Industry insiders describe this as a form of “space war by tender”. For decades, large satellite contracts rotated among a small circle of primes, with France and Germany balancing influence. The LEO‑MilSat push suggests Berlin no longer wants to accept Airbus’s near-automatic leadership, particularly when French interests dominate.

The competition could intensify once procurement decisions for IRIS² follow-on segments and complementary systems are on the table. If Germany aligns its national spending behind LEO‑MilSat, it may seek to shape EU rules in favour of modular, interoperable constellations that leave room for its own project.

Europe caught between unity and fragmentation

The political dilemma for Brussels is stark. On one hand, EU leaders talk constantly about “strategic autonomy”: reducing dependence on US constellations like Starlink and limiting reliance on commercial solutions that could change terms overnight.

On the other, member states are pushing their own sovereign projects, driven by national industries and domestic politics. Germany’s LEO‑MilSat and France’s close ties to Airbus and Eutelsat pull in slightly different directions.

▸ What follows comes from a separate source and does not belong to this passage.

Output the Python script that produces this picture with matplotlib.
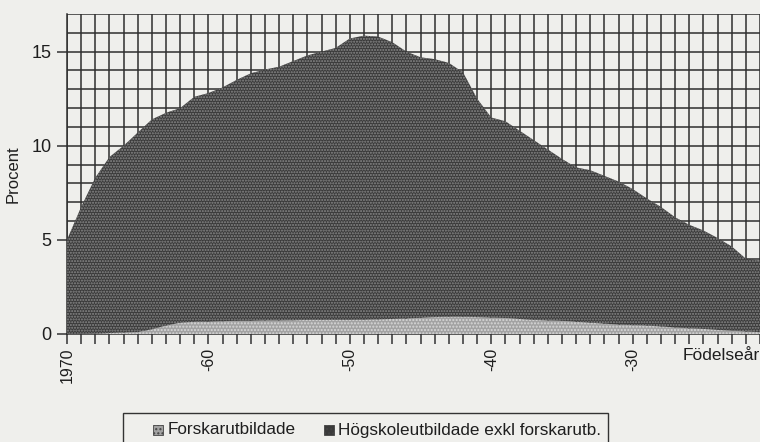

Rheinmetall plays this tension carefully. The company labels LEO‑MilSat as a fully European answer, while stressing that Germany will retain command over sensitive functions. That message reassures Berlin but raises questions in other capitals about data sharing, access priorities and control of encryption keys.

The risk is a patchwork of national constellations, each expensive to build, none large enough alone to match global competitors.

At the same time, a bit of industrial rivalry can push innovation. If Airbus, Rheinmetall and OHB all feel the heat, Europe might get more capable, more resilient satellite systems sooner than planned.

France’s uneasy position in low‑Earth orbit

Paris has been signalling for several years that space is no longer just about observation satellites and launchers. Under President Emmanuel Macron, France created a Space Command and has invested strongly in military space capabilities.

In secure communications, though, France has taken a more pragmatic route. It has backed Eutelsat’s involvement in OneWeb as a stopgap measure, giving European actors a stake in an existing low‑Earth orbit constellation while IRIS² is being developed.

That approach buys time but raises tough questions. Once IRIS² is operational and national projects like LEO‑MilSat are in orbit, how many separate constellations can European taxpayers sustain? Budget pressure could force governments to pick winners, turning today’s competition into tomorrow’s consolidation fight.

What a military LEO constellation actually does

For non‑specialists, talk of constellations and sovereignty can feel abstract. In practical terms, a LEO‑based military network gives commanders several concrete advantages.

  • Shorter signal paths mean lower latency, useful for drone control or real-time targeting.
  • Many small satellites create redundancy; losing a few to attacks or technical failures hurts less.
  • Orbits can be tailored to focus coverage over Europe, the Arctic, or crisis regions.
  • Dedicated government capacity reduces the risk that commercial users crowd out military traffic in wartime.

In a conflict scenario on NATO’s eastern flank, for example, ground fibre could be sabotaged and mobile networks overwhelmed or jammed. Units in the field would then rely on secure satellite terminals mounted on vehicles, ships or aircraft. Those terminals would automatically connect to whichever LEO‑MilSat node is overhead, hopping between satellites as they move.

Even in peacetime, such a system can support encrypted links for embassies, crisis response teams, maritime patrols or border surveillance aircraft.

Key terms behind the space confrontation

A few concepts matter for understanding this brewing contest:

Low‑Earth orbit (LEO): A band of space relatively close to Earth. Satellites here circle the planet in about 90–120 minutes. Their proximity allows for quicker communications and cheaper launches, but they need to be deployed in larger numbers for continuous coverage.

Secure connectivity: Military and government users need encrypted, authenticated links that resist jamming and spoofing. That requires both robust space hardware and sophisticated ground segment technology, including anti-jam antennas and hardened gateways.

Sovereignty of data: European states want to know where their data flows, who can access it, and under which jurisdiction. Using foreign-owned constellations makes that harder to guarantee, especially in a crisis involving those same powers.

As Germany advances its LEO‑MilSat plan and Airbus pushes IRIS², these technical issues turn into political arguments over whose equipment, whose software and whose keys sit at the heart of Europe’s next generation space infrastructure.

The coming years will show whether Berlin and Paris can align their ambitions around a shared architecture, or whether their “space war” hardens into separate constellations competing for the same sky and the same budgets.